Nacionalmente, essas mudanças possibilitaram a configuração das “lojas piratas” [apelidadas assim pelos funcionários dos Correios], que são as integradoras nacionais, que utilizam toda a logística da estatal e conseguem lucrar por meio de quantidade de encomendas.
Vale ressaltar que a questão das integradoras mudou em julho deste ano, exato dia 11/7, quando a presidência dos Correios mudou a política em relação a elas.
Nesse dia, com uma publicação do boletim Primeira Hora, comunicação oficial interna dos Correios, a presidência da estatal comunicou aos funcionários a nova política da estatal para com as integradoras. No informativo, a atual gestão dos Correios, que comanda a estatal desde o final de janeiro de 2023, culpou o governo passado, do ex-presidente Jair Bolsonaro, pelos fatos denunciados.

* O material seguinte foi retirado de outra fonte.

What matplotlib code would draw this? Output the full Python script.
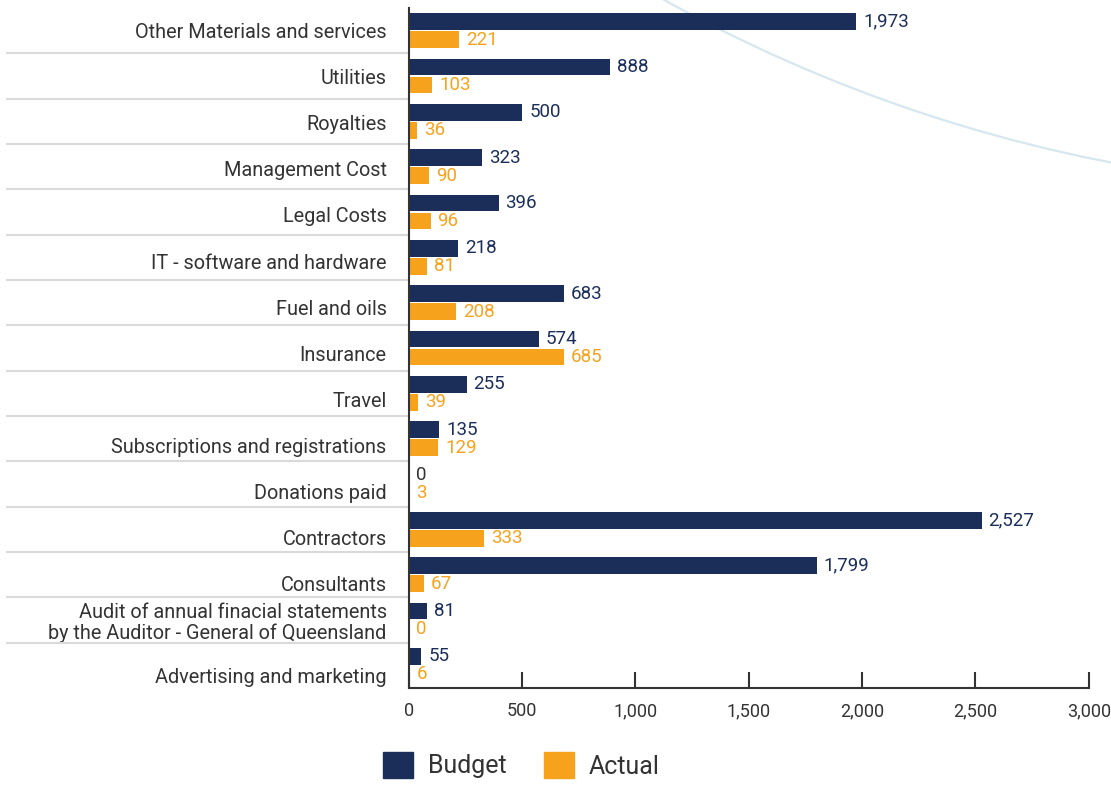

Os Correios não explicam, porém, porquê demorou-se tantos meses para definir quaisquer mudanças e/ou porque a estatal se posicionou, durante tanto tempo, a favor das integradoras.
Um dia antes da publicação do boletim Primeira Hora, na quarta-feira (10/7), o secretário-geral da Federação Nacional dos Trabalhadores em Empresas de Correios, Telégrafos e Similares (FENTECT), Emerson Marinho, assumiu a autoria das denúncias internamente relativas às integradoras, apelidadas e conhecidas dentro da estatal por ‘agências piratas’, alegando “ser ele o iniciador de toda esta luta”, ainda em 2023. À época, a informação foi veiculada por Marinho em postagens nas redes sociais dele na quarta (10/7) foi confirmada também por ele ao Mais Brasília.
Vale ressaltar que a questão dos contratos Infinity e das integradoras virou inquérito policial sigiloso, sob o número nº 1019603-22.2024.4.01.3400”, e segue sendo investigado pela PF.
Ainda acerca das integradoras nacionais, o presidente do Sindicato dos Trabalhadores da Empresa Brasileira de Correios e Telégrafos do Rio de Janeiro (Sintect-RJ), Marcos Snt’Aguida, protocolou, na manhã do dia 7/7, uma denúncia no Ministério Público Federal (MPF).